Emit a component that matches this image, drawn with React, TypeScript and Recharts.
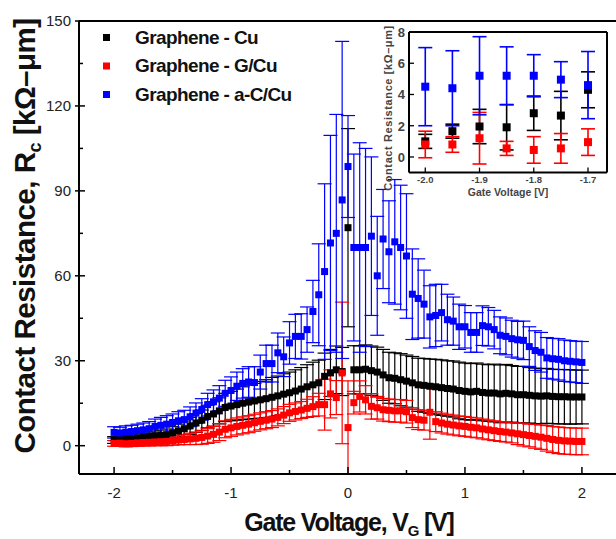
import React from 'react';
import { ScatterChart, Scatter, XAxis, YAxis, ErrorBar, ReferenceLine, Label } from 'recharts';

const voltage = [
  -2.0, -1.95, -1.9, -1.85, -1.8, -1.75, -1.7, -1.65, -1.6, -1.55,
  -1.5, -1.45, -1.4, -1.35, -1.3, -1.25, -1.2, -1.15, -1.1, -1.05,
  -1.0, -0.95, -0.9, -0.85, -0.8, -0.75, -0.7, -0.65, -0.6, -0.55,
  -0.5, -0.45, -0.4, -0.35, -0.3, -0.25, -0.2, -0.15, -0.1, -0.05,
  0.0,
  0.05, 0.1, 0.15, 0.2, 0.25, 0.3, 0.35, 0.4, 0.45, 0.5,
  0.55, 0.6, 0.65, 0.7, 0.75, 0.8, 0.85, 0.9, 0.95, 1.0,
  1.05, 1.1, 1.15, 1.2, 1.25, 1.3, 1.35, 1.4, 1.45, 1.5,
  1.55, 1.6, 1.65, 1.7, 1.75, 1.8, 1.85, 1.9, 1.95, 2.0,
];

const rcCu = [
  2.0, 2.2, 2.3, 2.4, 2.6, 2.9, 3.2, 3.5, 3.7, 3.9,
  4.5, 5.2, 6.0, 7.0, 8.0, 9.0, 10.3, 11.2, 12.3, 13.5,
  14.0, 14.5, 15.0, 15.4, 15.8, 16.2, 16.6, 17.1, 17.6, 18.2,
  18.7, 19.3, 20.0, 20.8, 21.5, 22.2, 24.5, 25.7, 26.8, 26.2,
  77.0,
  26.8, 26.8, 27.0, 26.5, 26.0, 25.0, 24.0, 23.8, 23.3, 22.8,
  22.2, 21.5, 21.3, 21.0, 20.8, 20.5, 20.2, 20.0, 19.5, 19.2,
  19.0, 19.2, 18.8, 18.6, 18.6, 18.3, 18.5, 18.3, 18.0, 18.0,
  17.8, 17.6, 17.5, 17.6, 17.4, 17.3, 17.3, 17.2, 17.2, 17.2,
];
const errCu = [
  1.2, 1.3, 1.3, 1.4, 1.5, 1.5, 1.6, 1.7, 1.8, 2.0,
  2.2, 2.4, 2.7, 3.0, 3.3, 3.6, 4.0, 4.3, 4.6, 5.0,
  5.2, 5.5, 5.8, 6.0, 6.2, 6.5, 6.7, 7.0, 7.0, 7.2,
  7.3, 7.5, 7.6, 7.8, 8.0, 8.0, 8.2, 8.3, 8.4, 8.5,
  35.0,
  8.5, 8.5, 8.6, 8.7, 8.8, 9.0, 9.0, 9.0, 9.2, 9.2,
  9.3, 9.4, 9.5, 9.6, 9.7, 9.8, 9.8, 9.9, 10.0, 10.0,
  10.0, 10.0, 10.0, 10.0, 10.2, 10.2, 10.2, 10.0, 10.0, 10.0,
  9.8, 9.8, 9.7, 9.7, 9.6, 9.6, 9.6, 9.6, 9.5, 9.5,
];

const rcGCu = [
  0.8, 0.9, 0.7, 0.8, 1.0, 1.1, 1.2, 1.3, 1.4, 1.5,
  1.8, 2.0, 2.2, 2.4, 2.6, 2.9, 3.4, 4.0, 4.8, 5.8,
  6.3, 6.8, 7.2, 7.6, 8.1, 8.6, 9.0, 9.4, 10.0, 10.8,
  11.6, 12.1, 12.6, 13.2, 13.8, 14.5, 14.5, 18.3, 17.0, 25.7,
  6.4,
  15.2, 17.4, 16.2, 13.9, 13.4, 12.7, 12.5, 12.3, 12.3, 12.0,
  9.9, 9.2, 9.0, 11.8, 8.5, 8.0, 7.6, 7.3, 7.0, 6.8,
  6.5, 6.3, 5.9, 5.6, 5.3, 5.0, 4.8, 4.5, 4.2, 3.9,
  3.6, 3.3, 3.0, 2.6, 2.2, 1.9, 1.7, 1.6, 1.5, 1.5,
];
const errGCu = [
  1.0, 1.0, 1.1, 1.1, 1.2, 1.2, 1.3, 1.3, 1.4, 1.5,
  1.6, 1.7, 1.8, 2.0, 2.2, 2.4, 2.6, 2.8, 3.0, 3.0,
  3.0, 3.0, 3.0, 3.0, 3.0, 3.0, 3.0, 3.0, 3.0, 3.0,
  3.0, 3.0, 3.0, 3.2, 3.5, 4.0, 9.0, 8.5, 6.0, 25.0,
  16.5,
  4.0, 5.5, 5.0, 4.5, 4.0, 4.0, 4.0, 4.0, 4.0, 4.0,
  3.5, 3.5, 3.5, 9.5, 3.5, 3.5, 3.5, 3.5, 3.5, 3.5,
  3.5, 3.5, 3.5, 3.5, 3.5, 3.5, 3.5, 3.5, 3.8, 4.0,
  4.0, 4.2, 4.3, 4.5, 4.6, 4.7, 4.7, 4.7, 4.7, 4.7,
];

const rcACCu = [
  4.7, 4.5, 4.8, 5.0, 5.3, 5.6, 6.0, 6.8, 7.2, 7.6,
  8.2, 8.8, 9.2, 10.2, 11.5, 12.8, 14.5, 15.5, 16.8, 18.5,
  19.5, 21.0, 22.0, 22.5, 22.3, 26.0, 29.0, 29.0, 32.8, 31.4,
  36.3, 38.6, 38.6, 41.0, 47.4, 53.3, 61.5, 71.6, 75.0, 86.8,
  98.6,
  70.0, 70.0, 70.0, 74.0, 60.0, 73.0, 68.5, 72.0, 70.0, 67.0,
  53.5, 52.0, 50.0, 45.5, 46.0, 47.0, 44.5, 44.0, 42.0, 42.0,
  40.0, 40.0, 42.4, 42.0, 41.0, 39.0, 38.6, 37.8, 37.4, 37.2,
  35.0, 33.6, 33.0, 31.0, 30.7, 30.5, 30.0, 29.8, 29.6, 29.4,
];
const errACCu = [
  2.0, 2.0, 2.2, 2.2, 2.3, 2.4, 2.5, 2.6, 2.8, 3.0,
  3.0, 3.2, 3.3, 3.5, 3.6, 3.8, 4.0, 4.2, 4.4, 4.6,
  4.8, 5.0, 5.2, 5.4, 5.6, 6.0, 6.5, 6.5, 7.0, 7.0,
  7.5, 7.8, 8.0, 8.0, 11.0, 18.0, 31.0, 38.0, 42.0, 56.0,
  18.0,
  33.0, 37.0, 35.0, 28.0, 21.0, 17.5, 18.0, 22.0, 22.0, 22.0,
  16.0, 14.0, 12.0, 11.0, 11.0, 10.0, 9.0, 8.5, 8.0, 7.5,
  7.0, 7.0, 7.0, 6.8, 6.8, 6.5, 6.5, 6.5, 6.5, 6.8,
  7.0, 7.0, 7.0, 7.2, 7.2, 7.3, 7.3, 7.3, 7.3, 7.4,
];

const insetVoltage = [-2.0, -1.95, -1.9, -1.85, -1.8, -1.75, -1.7];
const insetRcCu = [1.0, 1.65, 1.95, 1.9, 2.8, 2.65, 4.3];
const insetErrCu = [0.45, 0.45, 1.1, 1.45, 1.1, 1.55, 1.15];
const insetRcGCu = [0.8, 0.8, 1.2, 0.55, 0.45, 0.55, 0.95];
const insetErrGCu = [0.85, 0.5, 1.65, 0.45, 0.85, 0.95, 0.85];
const insetRcACCu = [4.5, 4.4, 5.2, 5.2, 5.2, 4.95, 4.6];
const insetErrACCu = [2.5, 2.4, 2.5, 1.85, 1.35, 1.15, 2.15];

const seriesNames = ['Graphene - Cu', 'Graphene - G/Cu', 'Graphene - a-C/Cu'];
const seriesColors = ['#000000', '#ff0000', '#0000ff'];

const xTicks = [-2, -1.5, -1, -0.5, 0, 0.5, 1, 1.5, 2];
const yTicks = [0, 15, 30, 45, 60, 75, 90, 105, 120, 135, 150];
const insetXTicks = [-2.0, -1.95, -1.9, -1.85, -1.8, -1.75, -1.7];
const insetYTicks = [0, 1, 2, 3, 4, 5, 6, 7, 8];

const FONT = '"Liberation Sans", Arial, sans-serif';

const build = (xs: number[], ys: number[], es: number[]) =>
  xs.map((x, i) => ({ x, y: ys[i], err: es[i] }));

const mainData = [
  build(voltage, rcCu, errCu),
  build(voltage, rcGCu, errGCu),
  build(voltage, rcACCu, errACCu),
];
const insetData = [
  build(insetVoltage, insetRcCu, insetErrCu),
  build(insetVoltage, insetRcGCu, insetErrGCu),
  build(insetVoltage, insetRcACCu, insetErrACCu),
];

const square = (size: number, color: string) => (props: any) => {
  const { cx, cy } = props;
  if (cx == null || cy == null) return <g />;
  return <rect x={cx - size / 2} y={cy - size / 2} width={size} height={size} fill={color} />;
};

const MainXTick = (props: any) => {
  const { x, y, payload } = props;
  const v = payload.value;
  const major = Number.isInteger(v);
  return (
    <g>
      <line x1={x} x2={x} y1={y} y2={y - (major ? 7 : 4)} stroke="#000" strokeWidth={1.5} />
      {major && (
        <text x={x} y={y + 24} textAnchor="middle" fontFamily={FONT} fontSize={15} fill="#222">
          {String(v)}
        </text>
      )}
    </g>
  );
};

const MainYTick = (props: any) => {
  const { x, y, payload } = props;
  const v = payload.value;
  const major = v % 30 === 0;
  return (
    <g>
      <line x1={major ? x - 4 : x} x2={x + (major ? 6 : 4)} y1={y} y2={y} stroke="#000" strokeWidth={1.5} />
      {major && (
        <text x={x - 8} y={y + 5} textAnchor="end" fontFamily={FONT} fontSize={15} fill="#222">
          {String(v)}
        </text>
      )}
    </g>
  );
};

const InsetXTick = (props: any) => {
  const { x, y, payload } = props;
  const v = payload.value;
  const major = Math.abs(Math.round(v * 10) - v * 10) < 1e-6;
  return (
    <g>
      <line x1={x} x2={x} y1={y} y2={y - (major ? 5 : 3)} stroke="#000" strokeWidth={1.3} />
      {major && (
        <text x={x} y={y + 10} textAnchor="middle" fontFamily={FONT} fontSize={9.5} fontWeight="bold" fill="#444">
          {v.toFixed(1)}
        </text>
      )}
    </g>
  );
};

const InsetYTick = (props: any) => {
  const { x, y, payload } = props;
  const v = payload.value;
  const major = v % 2 === 0;
  return (
    <g>
      <line x1={x} x2={x + (major ? 5 : 3)} y1={y} y2={y} stroke="#000" strokeWidth={1.3} />
      {major && (
        <text x={x - 4} y={y + 5} textAnchor="end" fontFamily={FONT} fontSize={13} fontWeight="bold" fill="#444">
          {String(v)}
        </text>
      )}
    </g>
  );
};

const MainYTitle = () => (
  <text
    transform="translate(35,236) rotate(-90)"
    textAnchor="middle"
    fontFamily={FONT}
    fontSize={29.5}
    fontWeight="bold"
    fill="#111"
    letterSpacing={-0.5}
  >
    Contact Resistance, R<tspan fontSize={18} dy={6}>c</tspan>
    <tspan dy={-6}> [kΩ–μm]</tspan>
  </text>
);

const MainXTitle = () => (
  <text x={349} y={531} textAnchor="middle" fontFamily={FONT} fontSize={25} fontWeight="bold" fill="#111" letterSpacing={-1.2}>
    Gate Voltage, V<tspan fontSize={15} dy={5}>G</tspan>
    <tspan dy={-5}> [V]</tspan>
  </text>
);

const InsetYTitle = () => (
  <text
    transform="translate(22,88) rotate(-90)"
    textAnchor="middle"
    fontFamily={FONT}
    fontSize={11}
    fontWeight="bold"
    fill="#444"
    letterSpacing={0.6}
  >
    Contact Resistance [kΩ–μm]
  </text>
);

const InsetXTitle = () => (
  <text x={138} y={176} textAnchor="middle" fontFamily={FONT} fontSize={10.5} fontWeight="bold" fill="#444">
    Gate Voltage [V]
  </text>
);

export default function App() {
  return (
    <div style={{ position: 'absolute', left: 0, top: 0, width: 616, height: 539, overflow: 'hidden', background: '#fff' }}>
      <div style={{ position: 'absolute', left: 0, top: 0 }}>
        <ScatterChart width={622} height={539} margin={{ top: 21, right: 5, bottom: 0, left: 0 }}>
          <XAxis
            type="number"
            dataKey="x"
            domain={[-2.3, 2.3]}
            ticks={xTicks}
            tick={<MainXTick />}
            tickLine={false}
            tickSize={0}
            tickMargin={0}
            axisLine={{ stroke: '#000', strokeWidth: 2 }}
            height={65}
            allowDataOverflow
          >
            <Label content={<MainXTitle />} />
          </XAxis>
          <YAxis
            type="number"
            dataKey="y"
            domain={[-10, 150]}
            ticks={yTicks}
            tick={<MainYTick />}
            tickLine={false}
            tickSize={0}
            tickMargin={0}
            axisLine={{ stroke: '#000', strokeWidth: 2 }}
            width={79}
            allowDataOverflow
          >
            <Label content={<MainYTitle />} />
          </YAxis>
          <ReferenceLine y={150} stroke="#000" strokeWidth={2} />
          {mainData.map((d, i) => (
            <Scatter key={i} name={seriesNames[i]} data={d} isAnimationActive={false} shape={square(7, seriesColors[i])}>
              <ErrorBar dataKey="err" direction="y" width={7} stroke={seriesColors[i]} strokeWidth={1.2} />
            </Scatter>
          ))}
        </ScatterChart>
      </div>

      <svg style={{ position: 'absolute', left: 0, top: 0 }} width={616} height={120}>
        {seriesNames.map((n, i) => (
          <g key={n}>
            <rect x={103} y={34 + i * 28.5} width={7} height={7} fill={seriesColors[i]} />
            <text x={135} y={43.5 + i * 28.5} fontFamily={FONT} fontSize={19} fontWeight="bold" fill="#111" letterSpacing={-0.6}>
              {n}
            </text>
          </g>
        ))}
      </svg>

      <div style={{ position: 'absolute', left: 370, top: 20 }}>
        <ScatterChart width={245} height={190} margin={{ top: 12, right: 8, bottom: 0, left: 0 }}>
          <XAxis
            type="number"
            dataKey="x"
            domain={[-2.03, -1.665]}
            ticks={insetXTicks}
            tick={<InsetXTick />}
            tickLine={false}
            tickSize={0}
            tickMargin={0}
            axisLine={{ stroke: '#000', strokeWidth: 2 }}
            height={37.4}
            allowDataOverflow
          >
            <Label content={<InsetXTitle />} />
          </XAxis>
          <YAxis
            type="number"
            dataKey="y"
            domain={[-1, 8]}
            ticks={insetYTicks}
            tick={<InsetYTick />}
            tickLine={false}
            tickSize={0}
            tickMargin={0}
            axisLine={{ stroke: '#000', strokeWidth: 2 }}
            width={39}
            allowDataOverflow
          >
            <Label content={<InsetYTitle />} />
          </YAxis>
          <ReferenceLine y={8} stroke="#000" strokeWidth={2} />
          <ReferenceLine x={-1.665} stroke="#000" strokeWidth={2} />
          {insetData.map((d, i) => (
            <Scatter key={i} name={seriesNames[i]} data={d} isAnimationActive={false} shape={square(8, seriesColors[i])}>
              <ErrorBar dataKey="err" direction="y" width={7} stroke={seriesColors[i]} strokeWidth={1.6} />
            </Scatter>
          ))}
        </ScatterChart>
      </div>
    </div>
  );
}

========================================================================

=== Stated problem ===
Where a line holds "React", copy it out.

=== Exercise answer ===
Emit a component that matches this image, drawn with React, TypeScript and Recharts.
import React from 'react';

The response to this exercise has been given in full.